It’s a beautiful fall day as I pack the Fj and head south toward Zion National Park. I’m hoping because we are past Labor Day Holiday, and it is a Friday morning that traffic will be light in the canyon. The park has recently re-opened Angels Landing, and I try to reach the summit of this classic climb at least every couple of years, my last peak being on 12/8/ 2017. Unfortunately, Angels Landing has grown in popularity since I first reached the summit and even more since I started recording my ascents in 1995. Crowded doesn’t even begin to describe the hours-long wait when the park is required to set up queuing stations at the base of the trail. But I’m hoping today will be slow by comparison, if not I have several back-up hikes planned.
My hopes are soon crushed as parking "lot is full" signs start to appear, and I note the overflowing shuttle buses moving through Springdale.

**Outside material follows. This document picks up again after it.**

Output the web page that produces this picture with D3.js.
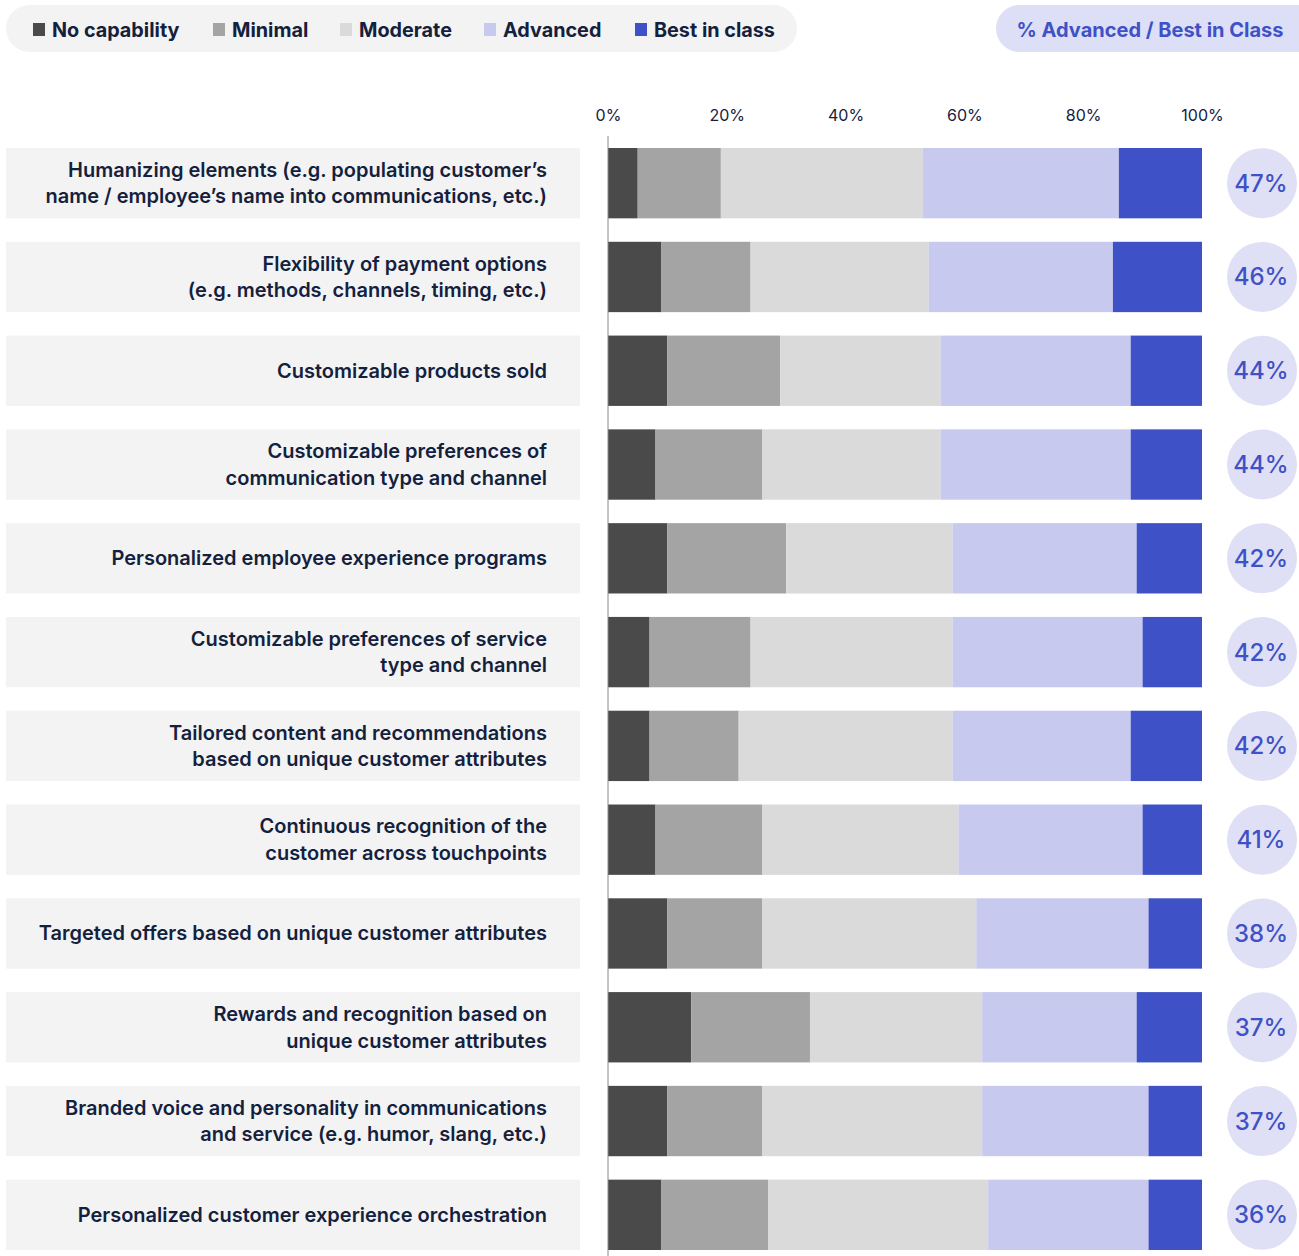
<!DOCTYPE html>
<html><head><meta charset="utf-8">
<script src="https://cdn.jsdelivr.net/npm/d3@7"></script>
<style>body{margin:0;background:#fff;font-family:Inter,"Open Sans",sans-serif;}</style>
</head><body><svg id="c" width="1299" height="1256"></svg>
<script>
const categories = [
 ["Humanizing elements (e.g. populating customer’s","name / employee’s name into communications, etc.)"],
 ["Flexibility of payment options","(e.g. methods, channels, timing, etc.)"],
 ["Customizable products sold"],
 ["Customizable preferences of","communication type and channel"],
 ["Personalized employee experience programs"],
 ["Customizable preferences of service","type and channel"],
 ["Tailored content and recommendations","based on unique customer attributes"],
 ["Continuous recognition of the","customer across touchpoints"],
 ["Targeted offers based on unique customer attributes"],
 ["Rewards and recognition based on","unique customer attributes"],
 ["Branded voice and personality in communications","and service (e.g. humor, slang, etc.)"],
 ["Personalized customer experience orchestration"]
];
const seriesNames = ["No capability","Minimal","Moderate","Advanced","Best in class"];
const noCapability = [5, 9, 10, 8, 10, 7, 7, 8, 10, 14, 10, 9];
const minimal      = [14,15, 19,18, 20,17, 15,18, 16, 20, 16, 18];
const moderate     = [34,30, 27,30, 28,34, 36,33, 36, 29, 37, 37];
const advanced     = [33,31, 32,32, 31,32, 30,31, 29, 26, 28, 27];
const bestInClass  = [14,15, 12,12, 11,10, 12,10, 9, 11, 9, 9];
const advBestLabels = ["47%","46%","44%","44%","42%","42%","42%","41%","38%","37%","37%","36%"];
const tickValues = [0,20,40,60,80,100];
const colors = ["#4a4a4a","#a4a4a4","#dadada","#c7c9ee","#3f51c6"];

const series = [noCapability, minimal, moderate, advanced, bestInClass];
const svg = d3.select("#c");
const textColor = "#14213d";

// Legend pill
svg.append("rect").attr("x",6).attr("y",5).attr("width",791).attr("height",47).attr("rx",23.5).attr("fill","#f3f3f3");
const legX = [33,213,340,484,635];
seriesNames.forEach((n,i)=>{
  const g = svg.append("g");
  g.append("rect").attr("x",legX[i]).attr("y",23).attr("width",12).attr("height",13).attr("fill",colors[i]);
  g.append("text").attr("x",legX[i]+19).attr("y",37).attr("font-size",19.8).attr("font-weight",700)
   .attr("fill",textColor).text(n);
});
// Right pill
svg.append("rect").attr("x",996).attr("y",5).attr("width",330).attr("height",47).attr("rx",23.5).attr("fill","#dcdff5");
svg.append("text").attr("x",1150).attr("y",37).attr("text-anchor","middle").attr("font-size",20).attr("font-weight",700)
  .attr("fill","#3f51c6").text("% Advanced / Best in Class");

const x = d3.scaleLinear().domain([0,100]).range([608,1202]);
const y = d3.scaleBand().domain(d3.range(categories.length)).range([148,1250]).paddingInner(0.25).paddingOuter(0);

// Axis ticks
const ax = svg.append("g").attr("transform","translate(0,121)")
  .call(d3.axisTop(x).tickValues(tickValues).tickFormat(d=>d+"%").tickSize(0).tickPadding(0));
ax.select(".domain").remove();
ax.selectAll("text").attr("font-size",16).attr("fill",textColor).attr("font-family","Inter,sans-serif");

// rows
const stacked = d3.stack().keys(d3.range(5))(categories.map((c,i)=>{const o={};series.forEach((s,k)=>o[k]=s[i]);return o;}));
categories.forEach((lines,i)=>{
  svg.append("rect").attr("x",6).attr("y",y(i)).attr("width",574).attr("height",y.bandwidth()).attr("fill","#f3f3f4");
  const cy = y(i)+y.bandwidth()/2;
  const t = svg.append("text").attr("text-anchor","end").attr("font-size",20).attr("font-weight",600).attr("fill",textColor);
  const lh = 26.5;
  lines.forEach((l,j)=>{
    t.append("tspan").attr("x",547).attr("y",cy + (j-(lines.length-1)/2)*lh + 7).text(l);
  });
});
stacked.forEach((layer,k)=>{
  svg.append("g").selectAll("rect").data(layer).join("rect")
    .attr("x",d=>x(d[0])).attr("width",d=>x(d[1])-x(d[0]))
    .attr("y",(d,i)=>y(i)).attr("height",y.bandwidth()).attr("fill",colors[k]);
});
// axis line
svg.append("line").attr("x1",x(0)).attr("x2",x(0)).attr("y1",136).attr("y2",1256).attr("stroke","#888").attr("stroke-width",1);

// circles
advBestLabels.forEach((l,i)=>{
  const cy = y(i)+y.bandwidth()/2;
  svg.append("ellipse").attr("cx",1262).attr("cy",cy).attr("rx",35).attr("ry",35).attr("fill","#dfe0f5");
  svg.append("text").attr("x",1261).attr("y",cy+8.5).attr("text-anchor","middle").attr("font-size",24).attr("font-weight",500)
    .attr("fill","#3f51c6").text(l);
});
</script></body></html>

The park entrance has long lines as I jockey toward the right-hand lane. I spot a park ranger standing near the employee entrance, signaling for anyone with a national park pass. I quickly cut over the additional path and pull-up beside her. A quick check of my credentials, and I'm on my way.
There's a small wait at the tunnel, and I'm feeling good about getting through at good speed. The small parking lot and the overflow parking lot are both filled. I'm quickly running out of options when a car pulls out of a spot near the small tunnel entrance. This is a beautiful section of the park. I've hiked this area a lot over the years. It's accessible, but the upper part is only available if you can walk on very steep slick rock. I get my pack and drop down the trail into the quiet solitude of Pine Creek.
I move through the sandy creek bottom, turning left toward the narrow confines of a small slot canyon market by a massive pine tree. In this section of Pine Creek, on my last visit, I took a picture of an enormous log jam across the opening. The jam is between the rocky face of the canyon and the sandy bank on the opposite side. The tree was at least 3 feet in diameter, and I figured I would have to hike around this obstruction for years to come. I marvel at the fact the tree is no longer present.
Moving onto the slickrock, I stop and take a few breaths. Other than the hum of traffic, I hear nothing else. The traffic noise will soften the higher I climb, and I still am struck even with all my years of hiking in Zion National Park, the pure, rugged beauty of this place and the relative quiet of the park. It doesn't take long to lose oneself in this backcountry.
At the ridgeline, I see a hiker making their way down the opposite side of the hill. It's the first and only person I will see today on my trek. I pick up the path and hike toward the high plateau to the south. Arriving at the base of Lost Peak, I angle toward the saddle between Lost Peak and Lost Teton. I have reached the summit of both peaks in the past and opt today for a more circular route. My journey will take me around the southern tip of Lost Teton and back to my parked car via the canyon to the west. It's a modified version of a hike to the summit of Jenny Peak.
I eat lunch on a hoodoo near the summit of Hidden Dragon. A small unranked peak whose name has all but disappeared from the Beta for this area. If you stand on the summit of Jenny Peak and use a little imagination, the form of a massive dragon appears with the hoodoos and crags forming wings and structure. It's a beautiful sight.
I continue east, working toward the canyon head when I reach an impasse. I'm on a small rise to the east of the canyon when I realize my mistake of taking the high road vs. the low road to the canyon. I hike off the northern face and look for a way to descend into the canyon along this side. I make a few attempts, but I know the likelihood of finding such a route is small to none. After about an hour, I decide to move higher and hike around Lost Teton and back to my awaiting car.
This walk is predominately Slickrock, which I love to hike, and I find various pockets of Moki marbles, some of which are very large. I move closer to Lost Teton to avoid another slot canyon and traverse across the head and back to my original route.
The setting sun has changed the angle of light hitting the leaves, and it is breathtaking as I walk back along Pine Creek. I didn't get a chance to hike Angels Landing again this year, but it doesn't matter to me. Anywhere in this beautiful park, you can sense the touch of angels.